Masculinity in America has always held top rank, and it is no different in the gay community. I remember the hellacious internal struggle that plagued me through my youth. I liked to draw pretty girls in ball gowns instead of army boys holding guns. I was a gymnast, not a football player. I couldn't throw a baseball for the life of me, but no one in the neighborhood could touch my cartwheel. As I matured, my bright-pink problem only got worse. My internal struggle burgeoned through my teens, and I continued to try to speak lower, act tougher and blend in. I was about as successful as I'd be if I tried putting sugar on a turnip and calling it dessert.

Most would think that once I stumbled out of the closet in high school after my poor attempt at passing for a hetero, accepting my sexuality would go in tandem with embracing my sparkly disposition. But the gay community doesn't exist in a vacuum and is not immune to the idea that femininity is second-class. It still astounds me that gay culture continues to perpetuate the values that have kept women and gay men oppressed.

A man who possesses any vestige of the feminine understands exactly how these qualities are regarded. The masculine is associated with strength; therefore the feminine is weak. If a man is weak, he must possess female qualities. If a woman is strong, she has learned to adopt the masculine.

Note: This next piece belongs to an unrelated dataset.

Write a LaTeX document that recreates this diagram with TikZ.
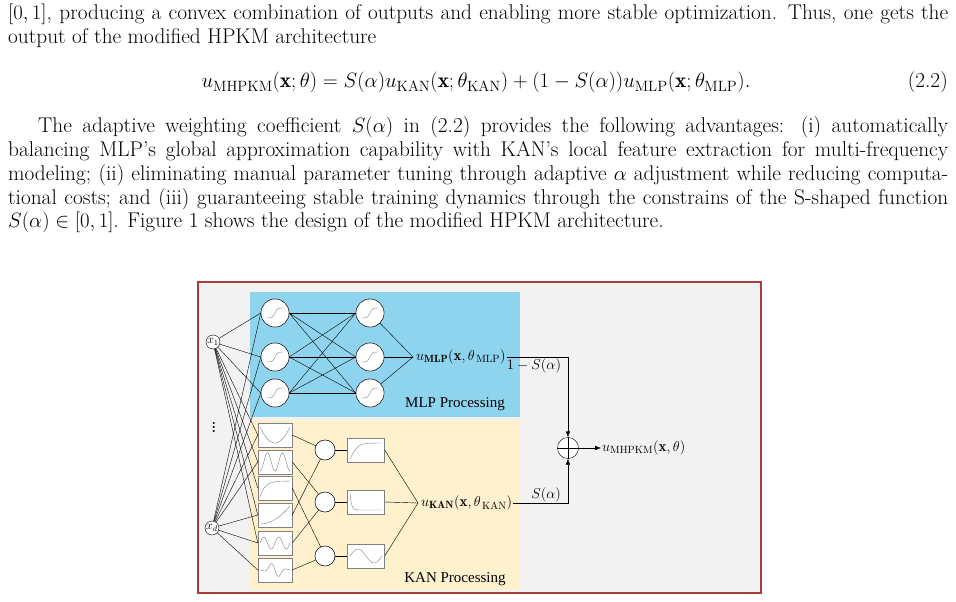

If masculine qualities were all it took to become powerful and important, women would still reside in the kitchens and laundry rooms of America. Yet I don't need to illustrate how women have cast off their dish gloves and aprons and infiltrated all but the most powerful office in the country. This isn't because they have embraced the masculine; it is because they have emboldened the feminine. With grace, patience and a quiet will that can outlast even the most fiery tantrums of male-dominated power, women have not shed but harnessed their feminine qualities to thrive in a "man's world." Secretary of State Hillary Clinton was narrowly beaten by President Barack Obama in the 2008 Democratic primaries for the presidential nomination. Nancy Pelosi was the first woman to lead the majority party in the U.S Congress. Marissa Mayer is the youngest CEO of a Fortune 500 company, Yahoo! Inc. Yes, women have been able to shed the stigma of femininity without shedding femininity itself and rise to the ranks of greatness. We nelly boys have some new role models.

These women, along with many others, have learned to craft a particularly effective blend of the masculine and the feminine to create a new position on the playing field. It seems no different for men such as me to do the same. As I approach my 30s, I realize that the feminist movement fervently applies to my saucy self and the other teen-movie-quoting, To Wong Foo-loving, cake-eating, strawberry-flavored queers out there. As a gay man, I am allowed to embody the best of both genders, and in fact that is what makes our culture so damn "fabulous." Sure, as gay men, our journey may be different from the women who trashed those pretty braziers, but our reasons are the same. We do not have to be one type of man, and we certainly aren't weak for being a few shades of woman.

No offense, John Wayne, but I want to be Christiane Amanpour when I grow up.